There’s an alternate explanation: Trump is a lying sack of shit, and Comey is too much a professional to contradict him in public.

This was not in public. As in “Mr. Comey did brief Ranking Member Feinstein and me on who the targets of the various investigations are.”

…and for Comey to comment on that briefing, by confirming who was or was not a target of investigation, would be a violation of FBI practice and standards.

Besides: perhaps Trump’s statement is literally true – that the FBI investigation is focused on Paul Manfort, Roger Stone and Carter Page; that they don’t think Trump personally got on the phone and said “hack the DNC, dump the results to Wikileaks, and I’ll lift the sanctions.” But his minions did just that.

To me, that’s a distinction without a difference.

I think the most reasonable assumption has to be “both, but not in a well-coordinated or thought-out manner.”

The President has said exactly what I and others have posited as an alternate to the idea that he wanted to derail the investigation. He doesn’t believe that there is anything to the story, he’s unhappy that it’s taking time to show that (he thinks the Director was incompetent in part because that’s not been done yet), and his comment “And in fact, when I decided to just do it, I said to myself, I said, you know, this Russia thing with Trump and Russia is a made-up story, …” is not an indication to the contrary.

As far as Deputy AG Rosenstein’s memo goes:

The evidence seems pretty simple here:

  1. Deputy AG gets confirmed, and settles in to office around May 1.

  2. Shortly thereafter, he talks with Director Comey.

  3. Within a week, he develops the opinion that the Director’s actions last year were bad, and have impacted morale at the department. The Director’s continued refusal to see what he did as wrong (see last week’s testimony) shows that things aren’t going to change.

  4. Deputy AG mentions this while visiting the White House on Monday with the AG.

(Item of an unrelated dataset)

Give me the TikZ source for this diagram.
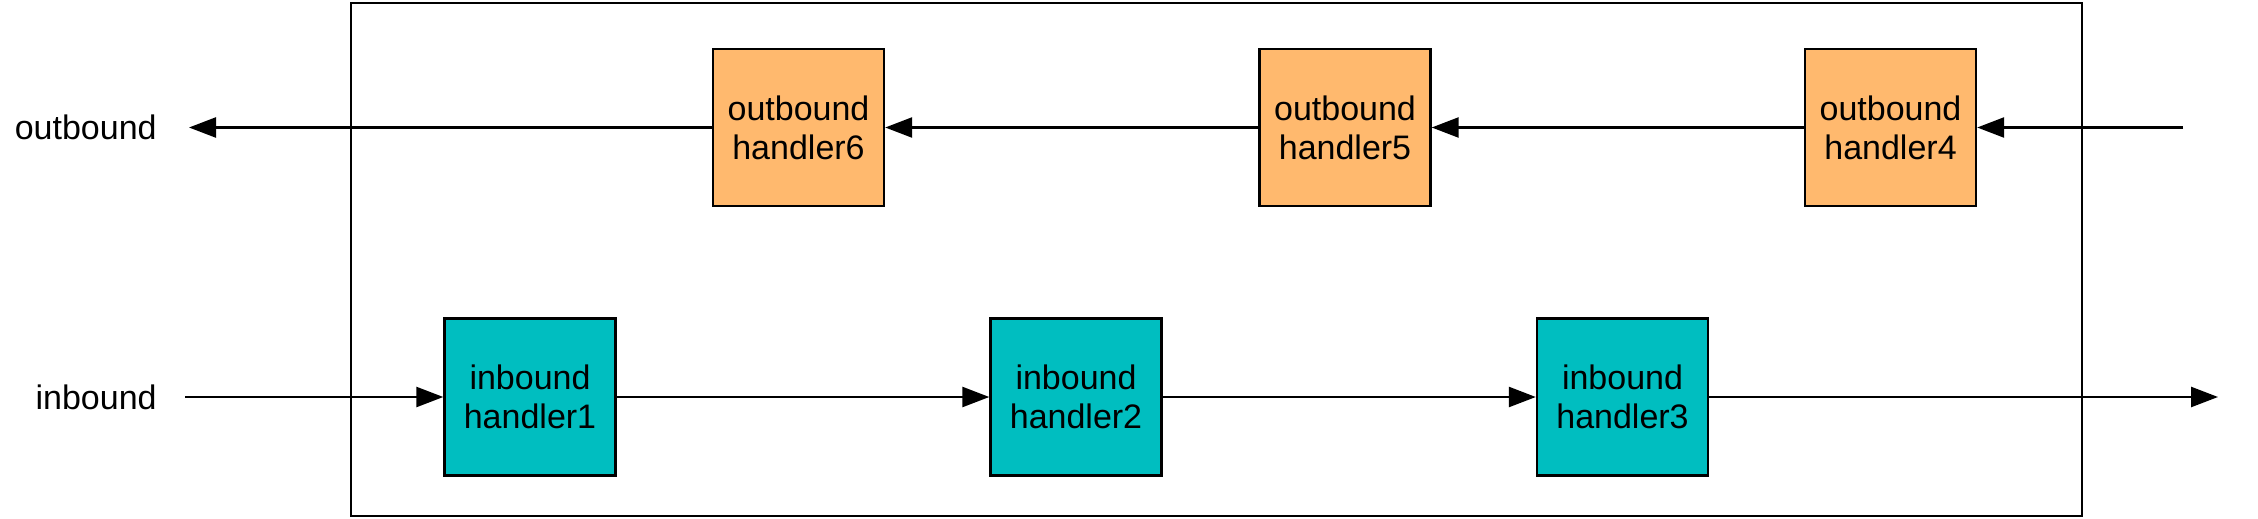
\documentclass[tikz,border=0pt]{standalone}
\usepackage{fontspec}
\setmainfont{Liberation Sans}
\usetikzlibrary{arrows.meta}
\definecolor{outfill}{RGB}{255,185,110}
\definecolor{infill}{RGB}{0,190,192}
\tikzset{
  handler/.style={draw=black, line width=1.2pt, minimum width=85.5pt, minimum height=78.5pt,
    inner sep=0pt, align=center, font=\fontsize{17}{19.5}\selectfont},
  outh/.style={handler, fill=outfill},
  inh/.style={handler, fill=infill},
  lbl/.style={anchor=east, inner sep=0pt, font=\fontsize{17}{19.5}\selectfont},
  flow/.style={line width=1.25pt, -{Triangle[length=13.5pt,width=10pt]}},
  framebox/.style={draw=black, line width=1.1pt}
}
\begin{document}
\begin{tikzpicture}[x=0.5pt,y=-0.5pt]
\useasboundingbox (0,0) rectangle (2258,519);
\node[framebox, minimum width=865.5pt, minimum height=256.5pt, inner sep=0pt] (frame) at (1216.5,259.5) {};
% labels
\node[lbl] (lout) at (157,127) {outbound};
\node[lbl] (lin) at (157,397) {inbound};
% outbound handlers
\node[outh] (o6) at (798.5,127.5) {outbound\\handler6};
\node[outh] (o5) at (1345,127.5) {outbound\\handler5};
\node[outh] (o4) at (1890.5,127.5) {outbound\\handler4};
% inbound handlers
\node[inh] (i1) at (530,397) {inbound\\handler1};
\node[inh] (i2) at (1076,397) {inbound\\handler2};
\node[inh] (i3) at (1622.5,397) {inbound\\handler3};
% free ends
\coordinate (ostart) at (2183,127.5);
\coordinate (oend) at (189,127.5);
\coordinate (istart) at (185,397);
\coordinate (iend) at (2218,397);
% connectors
\draw[flow] (ostart) -- (o4.east);
\draw[flow] (o4.west) -- (o5.east);
\draw[flow] (o5.west) -- (o6.east);
\draw[flow] (o6.west) -- (oend);
\draw[flow] (istart) -- (i1.west);
\draw[flow] (i1.east) -- (i2.west);
\draw[flow] (i2.east) -- (i3.west);
\draw[flow] (i3.east) -- (iend);
\end{tikzpicture}
\end{document}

  5. Unbeknownst to him, the President has spent the weekend deciding to fire Comey. Someone who is in the know hears what the Deputy AG has said about Comey, and gets him to meet with the President.

  6. The Deputy AG tells the President his opinions about what Comey has done and is doing. The President says, “Great, do me a favor, write that up in a memo, please.”

  7. The Deputy AG does that, and forwards same to the AG, who passes it on to the WH with his own commentary.

  8. The President attaches the memo to the letter firing Comey.

Now, the memo does not make an actual recommendation about firing Comey (the AG’s letter does). However, no rational person can read the last paragraph and not conclude that the Deputy AG was suggesting that he be fired.

Doesn’t matter what he thinks, he has no right to interfere with any investigation. Even if he thinks he’s 100% innocent, he has no right to do anything other than cooperate. And he’s flat out wrong. It’s not an investigation into “Trump and Russia,” it’s an investigation into Russian activities during the election. Even if his campaign is 100% innocent, which is impossible for him to know, he has no right to interfere.

The really interesting question is who hires Comey next? If it is someone connected to conservatives it means his silence is being bought.